State prepares layoff notices

JUNEAU — Nearly 10,000 state employees were set to receive layoff notices as the legislative impasse over a state spending plan wore on Monday. Gov. Bill Walker went so far as to offer the services of a mediator to help lawmakers come to terms.

The Alaska Senate on Monday passed a version of the budget similar to what lawmakers passed in late April as a way to force negotiations between the House and Senate. The House, which had passed its own version of the budget early Saturday, rejected the Senate bill Monday evening, setting the stage for a conference committee.

Notices warning of layoffs if a budget isn’t passed by July 1 were being prepared for mailing at the state office building in Juneau Monday morning while the Senate began debate in Anchorage on a version of the budget meant to spur further negotiations. Notices were taken to be mailed Monday afternoon, a Department of Administration spokesman said. Walker called the notices a contractual and moral obligation.

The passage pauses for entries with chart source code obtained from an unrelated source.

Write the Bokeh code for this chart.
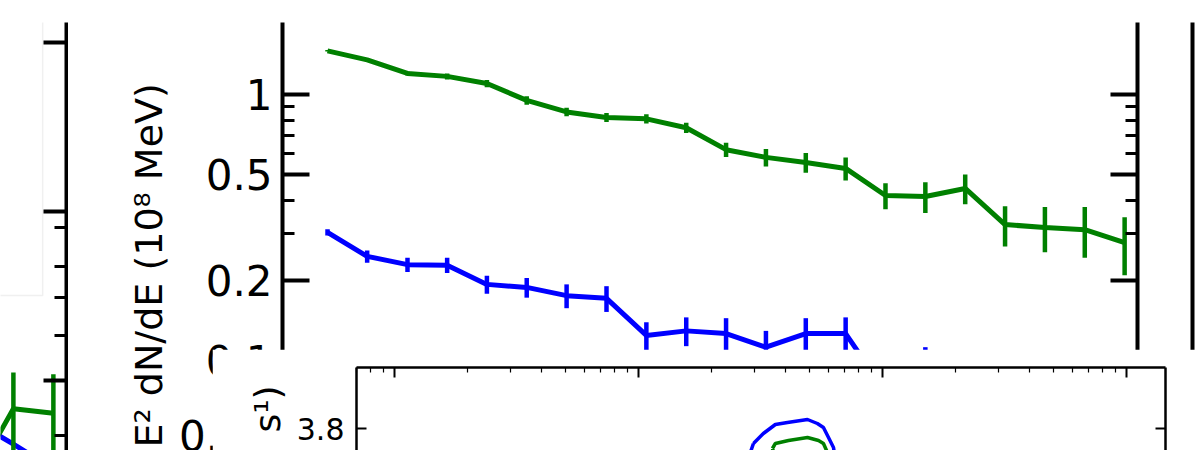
from bokeh.plotting import figure
from bokeh.models import (FixedTicker, LogAxis, LinearAxis, Range1d, BoxAnnotation,
                          Title, CustomJSTickFormatter)
from bokeh.layouts import row, column
from bokeh.embed import file_html
from bokeh.resources import INLINE

FONT = "DejaVu Sans"
GREEN = "#008000"
BLUE = "#0000ff"

# ---------------- main panel data ----------------
energy = [100, 141, 200, 282, 398, 562, 794, 1122, 1585, 2239, 3162, 4467,
          6310, 8913, 12589, 17783, 25119, 35481, 50119, 70795, 100000]
green_flux = [1.46, 1.35, 1.20, 1.17, 1.10, 0.95, 0.86, 0.82, 0.81, 0.75, 0.62,
              0.58, 0.555, 0.527, 0.417, 0.413, 0.443, 0.324, 0.316, 0.310, 0.277]
green_err = [0.01, 0.02, 0.02, 0.03, 0.035, 0.034, 0.031, 0.032, 0.032, 0.033, 0.038,
             0.044, 0.047, 0.052, 0.047, 0.055, 0.057, 0.056, 0.061, 0.067, 0.068]
blue_flux = [0.303, 0.246, 0.229, 0.228, 0.193, 0.188, 0.175, 0.171, 0.124, 0.129, 0.126,
             0.112, 0.126, 0.126, 0.076, 0.080, 0.070, 0.065, 0.060, 0.055, 0.050]
blue_err = [0.008, 0.013, 0.014, 0.015, 0.015, 0.016, 0.018, 0.019, 0.015, 0.016, 0.018,
            0.017, 0.018, 0.019, 0.020, 0.032, 0.020, 0.025, 0.025, 0.025, 0.025]

main_y_major = [0.05, 0.1, 0.2, 0.5, 1, 2]
main_y_minor = [0.3, 0.4, 0.6, 0.7, 0.8, 0.9]
main_ylabel = "E² dN/dE (10⁸ MeV)"

# ---------------- left (neighbouring) panel data ----------------
left_energy = [50119, 70795, 100000]
left_green = [0.026, 0.068, 0.064]
left_green_err = [0.010, 0.0435, 0.045]
left_blue = [0.058, 0.042, 0.030]
left_y_major = [0.1, 1, 10]
left_y_minor = [0.047, 0.185, 0.31, 0.47, 0.8]

# ---------------- inset data ----------------
inset_blue_x = [296, 325, 364, 408, 493, 541, 573, 601, 630, 650, 560, 430, 330, 280, 296]
inset_blue_y = [3.7625, 3.7875, 3.81, 3.815, 3.8225, 3.8125, 3.8025, 3.7775, 3.7525,
                3.70, 3.66, 3.65, 3.67, 3.72, 3.7625]
inset_green_x = [354, 364, 412, 493, 547, 573, 590, 560, 450, 370, 354]
inset_green_y = [3.75, 3.7625, 3.77, 3.7775, 3.77, 3.7625, 3.745, 3.71, 3.70, 3.72, 3.75]
inset_x_major = [10, 100, 1000, 10000]
inset_x_minor = [m * d for d in (1, 10, 100, 1000) for m in range(2, 10)]
inset_y_major = [3.6, 3.8, 4.0]
inset_ylabel = "s¹)"

NUMS = CustomJSTickFormatter(code="return tick.toString()")


def style_axis(ax, maj_in, min_in, lw, tlw, mlw):
    ax.axis_line_width = lw
    ax.axis_line_color = "black"
    ax.major_tick_in = maj_in
    ax.major_tick_out = 0
    ax.minor_tick_in = min_in
    ax.minor_tick_out = 0
    ax.major_tick_line_width = tlw
    ax.minor_tick_line_width = mlw
    ax.major_tick_line_color = "black"
    ax.minor_tick_line_color = "black"


def blank_axis(ax):
    ax.formatter = CustomJSTickFormatter(code="return ''")
    ax.major_label_standoff = 0


H = 450
TOP = 22

# ---------------- left panel ----------------
left = figure(width=68, height=H, x_axis_type="log", y_axis_type="log",
              x_range=Range1d(63330, 112000), y_range=Range1d(0.03853, 13.13),
              x_axis_location=None, y_axis_location="right",
              min_border_left=0, min_border_right=2, min_border_top=TOP, min_border_bottom=0,
              toolbar_location=None, output_backend="svg", title=None)
left.grid.visible = False
left.outline_line_color = None
la = left.yaxis[0]
la.ticker = FixedTicker(ticks=left_y_major, minor_ticks=left_y_minor)
blank_axis(la)
style_axis(la, 23, 12, 4, 4, 3)
left.add_layout(BoxAnnotation(left=100, right=91150, top=1000, bottom=0.3184,
                              fill_color=None, line_color="#cccccc", line_width=1.5,
                              level="underlay"))
left.line(left_energy, left_blue, line_color=BLUE, line_width=5)
left.line(left_energy, left_green, line_color=GREEN, line_width=5)
left.segment(x0=left_energy, y0=[v - e for v, e in zip(left_green, left_green_err)],
             x1=left_energy, y1=[v + e for v, e in zip(left_green, left_green_err)],
             line_color=GREEN, line_width=4.5)

# ---------------- main panel ----------------
main = figure(width=1122, height=H, x_axis_type="log", y_axis_type="log",
              x_range=Range1d(67.7, 111800), y_range=Range1d(0.04576, 1.866),
              x_axis_location=None, y_axis_location="left",
              min_border_left=214, min_border_right=53, min_border_top=TOP, min_border_bottom=0,
              toolbar_location=None, output_backend="svg", title=None)
main.grid.visible = False
main.outline_line_color = None
ma = main.yaxis[0]
ma.ticker = FixedTicker(ticks=main_y_major, minor_ticks=main_y_minor)
ma.formatter = NUMS
ma.major_label_text_font = FONT
ma.major_label_text_font_size = "42px"
ma.major_label_text_color = "black"
ma.major_label_standoff = 10
style_axis(ma, 27, 12, 4, 4, 3)
mr = LogAxis(ticker=FixedTicker(ticks=main_y_major, minor_ticks=main_y_minor))
blank_axis(mr)
style_axis(mr, 27, 12, 4, 4, 3)
main.add_layout(mr, "right")
main.add_layout(Title(text=main_ylabel, align="left", offset=3,
                      text_font=FONT, text_font_size="38px", text_font_style="normal",
                      text_color="black"), "left")

main.line(energy, green_flux, line_color=GREEN, line_width=5)
main.segment(x0=energy, y0=[v - e for v, e in zip(green_flux, green_err)],
             x1=energy, y1=[v + e for v, e in zip(green_flux, green_err)],
             line_color=GREEN, line_width=4.5)
main.line(energy, blue_flux, line_color=BLUE, line_width=5)
main.segment(x0=energy, y0=[v - e for v, e in zip(blue_flux, blue_err)],
             x1=energy, y1=[v + e for v, e in zip(blue_flux, blue_err)],
             line_color=BLUE, line_width=4.5)

# ---------------- right (neighbouring) panel edge ----------------
right = figure(width=7, height=H, x_range=Range1d(0, 1), y_range=Range1d(0, 1),
               x_axis_location=None, y_axis_location="left",
               min_border_left=2, min_border_right=0, min_border_top=TOP, min_border_bottom=0,
               toolbar_location=None, output_backend="svg", title=None)
right.grid.visible = False
right.outline_line_color = None
ra = right.yaxis[0]
ra.ticker = FixedTicker(ticks=[])
blank_axis(ra)
style_axis(ra, 0, 0, 4, 0, 0)

# ---------------- inset ----------------
inset = figure(width=985, height=101, x_axis_type="log",
               x_range=Range1d(6.99, 14454), y_range=Range1d(3.745, 3.9525),
               x_axis_location="above", y_axis_location="left",
               min_border_left=144, min_border_right=32, min_border_top=18, min_border_bottom=0,
               toolbar_location=None, output_backend="svg", title=None)
inset.grid.visible = False
inset.outline_line_color = None
inset.background_fill_color = "white"
inset.border_fill_color = "white"
ta = inset.xaxis[0]
ta.ticker = FixedTicker(ticks=inset_x_major, minor_ticks=inset_x_minor)
blank_axis(ta)
style_axis(ta, 10, 5, 2.5, 2, 1.2)
ia = inset.yaxis[0]
ia.ticker = FixedTicker(ticks=inset_y_major, minor_ticks=[])
ia.formatter = NUMS
ia.major_label_text_font = FONT
ia.major_label_text_font_size = "30px"
ia.major_label_text_color = "black"
ia.major_label_standoff = 12
ia.axis_label = inset_ylabel
ia.axis_label_text_font = FONT
ia.axis_label_text_font_size = "36px"
ia.axis_label_text_font_style = "normal"
ia.axis_label_text_color = "black"
ia.axis_label_standoff = 6
style_axis(ia, 10, 0, 2.5, 2, 1.2)
ir = LinearAxis(ticker=FixedTicker(ticks=inset_y_major, minor_ticks=[]))
blank_axis(ir)
style_axis(ir, 10, 0, 2.5, 2, 1.2)
inset.add_layout(ir, "right")
inset.line(inset_blue_x, inset_blue_y, line_color=BLUE, line_width=3.5)
inset.line(inset_green_x, inset_green_y, line_color=GREEN, line_width=3.5)
inset.margin = (-101, 0, 0, 212)

layout = column(row(left, main, right), inset)

with open("out.html", "w") as f:
    f.write(file_html(layout, INLINE))
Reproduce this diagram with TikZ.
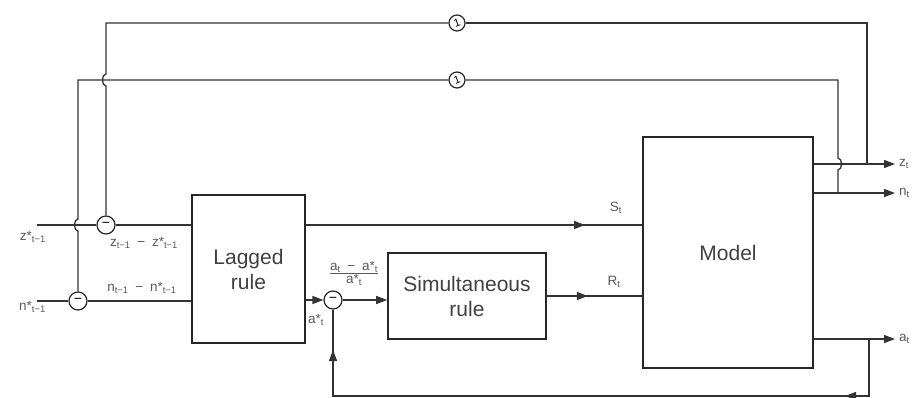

Early Monday afternoon, departments also began sending out releases describing how they would be affected by a partial government shutdown. And Walker announced that he had taken the unusual step of retaining a mediator to help lawmakers come to terms, a service he said he was offering but could not force on legislators.

The Legislature had been scheduled to adjourn April 19. But failure to reach a budget agreement sent lawmakers into overtime, with the House failing to secure the 30 votes generally required to access the constitutional budget reserve to help cover costs. 

Support from the Democratic-led minority is needed to reach that threshold but the House minority opposed proposed cuts to education funding and the rejection of cost-of-living increases in negotiated union contracts, among other things.

The state faces projected multibillion-dollar deficits amid low oil prices and will need to use savings to get by. Alaska has billions of dollars in reserves but disagreements over how much to spend, and what to spend money on, have led to the current predicament.

Throughout the two special sessions, the Senate let the House take the lead on the budget because that side had trouble securing the budget reserve vote. 

But the Senate Finance Committee on Sunday did not agree to a compromise between the House majority and minority and instead advanced a version of the budget similar to what legislators passed in late April to keep talks going. Senators balked at some of the terms aimed at garnering sufficient minority support to authorize a draw from savings, including giving pay increases at a time of huge deficits and when state positions are being cut.

The proposal advanced by the Senate would cut the per-student funding formula by $16.5 million for the coming fiscal year, but provide $16.1 million outside the formula, a provision billed as providing some flexibility in further negotiations.

The Senate took an hours-long break Monday before voting along caucus lines to send that plan to the House.

Talks had been taking place between House Minority Leader Chris Tuck, D-Anchorage, and Senate President Kevin Meyer, R-Anchorage, according to the press secretaries for the respective caucuses.